Reputation:
I have a problem.
I want to get the content of a CSV file from an url and then parse it to an array. This is the code I have now:
import requests
import pandas as pd
import io
url="https://www.test.com/csv.php"
dataset = requests.get(url, verify=False).content
df = pd.read_csv(io.StringIO(dataset.decode('utf-8')))
data = []
for row in df: # each row is a list
data.append(row)
But when I execute this code, I only get the first row of the CSV and the values are between this -> '
['1', '4', '0']
The CSV file looks like this:
1,4,0
0,1,1
1,1,0
0,1,1
1,1,0
0,3,1
1,1,0
0,3,1
1,1,0
And I am hoping to get an array like this:
[[1,4,0],
[0,1,1],
[1,1,0],
[0,1,1],
[1,1,0],
[0,3,1],
[1,1,0],
[0,3,1],
[1,1,0]]
What am I doing wrong?
EDIT:
Using df.values gives me this:
[[0. 1. 1.]
[1. 1. 0.]
[0. 1. 1.]
...
[1. 1. 0.]
[0. 1. 1.]
[1. 3. 0.]]
But that does not seem to be correct, because the first row has to be [1,4,0]. Also I need a -> , <- as seperator
Upvotes: 0
Views: 626
Reputation: 46
When you are reading from a .csv file, by default, the first row is considered as a header row. You need to specify that it is not. So, add header=None
in read_csv
. Like this:
df = pd.read_csv(io.StringIO(dataset.decode('utf-8')), header=None)

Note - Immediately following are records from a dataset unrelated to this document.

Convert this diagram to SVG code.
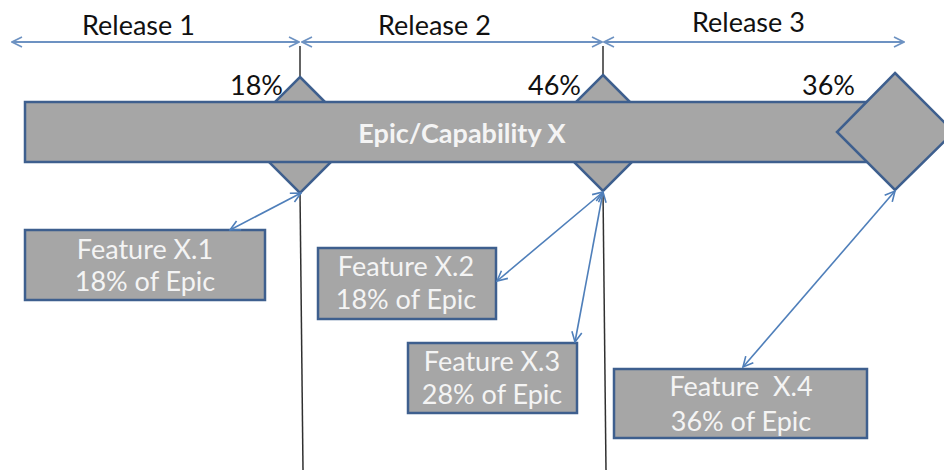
<svg xmlns="http://www.w3.org/2000/svg" width="944" height="470" viewBox="0 0 944 470">
  <style>
    .label { font-family: Lato, "Liberation Sans", sans-serif; font-size: 27px; fill: #111111; }
    .box { fill: #a6a6a6; stroke: #3e5f8e; stroke-width: 2.5; }
    .boxtext { font-family: Lato, "Liberation Sans", sans-serif; font-size: 27px; fill: #f4f4f4; text-anchor: middle; }
    .epictext { font-family: Lato, "Liberation Sans", sans-serif; font-size: 27px; font-weight: bold; fill: #f4f4f4; text-anchor: middle; }
    .link { fill: none; stroke: #4f7fba; stroke-width: 1.6; marker-start: url(#head); marker-end: url(#head); }
    .span { fill: none; stroke: #6d92c2; stroke-width: 1.8; marker-start: url(#head); marker-end: url(#head); }
    .release { fill: none; stroke: #303030; stroke-width: 1.5; }
  </style>
  <defs>
    <marker id="head" viewBox="0 0 12 12" refX="11" refY="6" markerWidth="12" markerHeight="12" markerUnits="userSpaceOnUse" orient="auto-start-reverse">
      <path d="M1,1 L11,6 L1,11" fill="none" stroke="context-stroke" stroke-width="1.6"/>
    </marker>
  </defs>

  <!-- release spans along the top -->
  <g id="release-1">
    <text class="label" x="82" y="35">Release 1</text>
  </g>
  <g id="release-2">
    <text class="label" x="378" y="35">Release 2</text>
  </g>
  <g id="release-3">
    <text class="label" x="692" y="32">Release 3</text>
  </g>

  <!-- release boundaries -->
  <g id="boundaries">
    <line class="release" x1="300" y1="46" x2="300" y2="78"/>
    <line class="release" x1="300" y1="192" x2="303" y2="470"/>
    <line class="release" x1="603" y1="46" x2="603" y2="76"/>
    <line class="release" x1="603" y1="191" x2="606" y2="470"/>
  </g>

  <!-- milestone diamonds behind the epic bar -->
  <g id="milestone-1">
    <polygon class="box" points="300,77 358,135 300,193 242,135"/>
    <text class="label" x="283" y="95" text-anchor="end">18%</text>
  </g>
  <g id="milestone-2">
    <polygon class="box" points="603,75 661,133 603,191 545,133"/>
    <text class="label" x="581" y="95" text-anchor="end">46%</text>
  </g>

  <!-- epic bar -->
  <g id="epic">
    <rect class="box" x="25" y="102" width="845" height="60"/>
    <text class="epictext" x="462" y="143">Epic/Capability X</text>
  </g>

  <!-- final milestone sits on top of the bar -->
  <g id="milestone-3">
    <polygon class="box" points="895,73 954,132 895,190 837,132"/>
    <text class="label" x="855" y="95" text-anchor="end">36%</text>
  </g>

  <!-- feature boxes -->
  <g id="feature-1">
    <rect class="box" x="25" y="230" width="240" height="70"/>
    <text class="boxtext" x="145" y="259">Feature X.1</text>
    <text class="boxtext" x="145" y="291">18% of Epic</text>
  </g>
  <g id="feature-2">
    <rect class="box" x="318" y="248" width="178" height="71"/>
    <text class="boxtext" x="406" y="276">Feature X.2</text>
    <text class="boxtext" x="406" y="309">18% of Epic</text>
  </g>
  <g id="feature-3">
    <rect class="box" x="408" y="343" width="169" height="70"/>
    <text class="boxtext" x="492" y="371">Feature X.3</text>
    <text class="boxtext" x="492" y="404">28% of Epic</text>
  </g>
  <g id="feature-4">
    <rect class="box" x="614" y="369" width="253" height="69"/>
    <text class="boxtext" x="741" y="396" xml:space="preserve">Feature  X.4</text>
    <text class="boxtext" x="741" y="431">36% of Epic</text>
  </g>

  <!-- connectors -->
  <g id="connectors">
    <line class="span" x1="12" y1="42" x2="299" y2="42"/>
    <line class="span" x1="302" y1="42" x2="602" y2="42"/>
    <line class="span" x1="604" y1="42" x2="904" y2="42"/>
    <line class="link" x1="230" y1="230" x2="301" y2="193"/>
    <line class="link" x1="497" y1="281" x2="603" y2="192"/>
    <line class="link" x1="575" y1="342" x2="603" y2="192"/>
    <line class="link" x1="743" y1="367" x2="895" y2="191"/>
  </g>
</svg>
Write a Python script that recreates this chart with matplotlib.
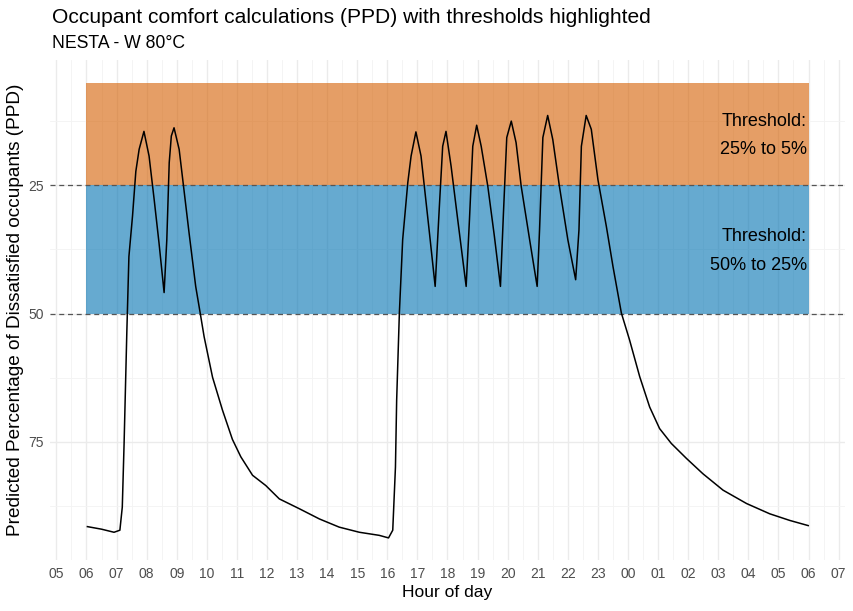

Also, following is one of the ways of getting your desired output:
data=[]
for r1, r2, r3 in df.values:
data.append([r1,r2,r3])
Upvotes: 0
Reputation: 4757
No need to loop: .values
will return a matrix
url="https://www.test.com/csv.php"
dataset = requests.get(url, verify=False).content
df = pd.read_csv(io.StringIO(dataset.decode('utf-8')), header=None, sep=',')
data=df.values
Upvotes: 0
Reputation: 11
According to pandas documentation, to iterate rows you should use:
df.iterrows()
as indicated in http://pandas.pydata.org/pandas-docs/stable/reference/api/pandas.DataFrame.iterrows.html#pandas.DataFrame.iterrows
Upvotes: 1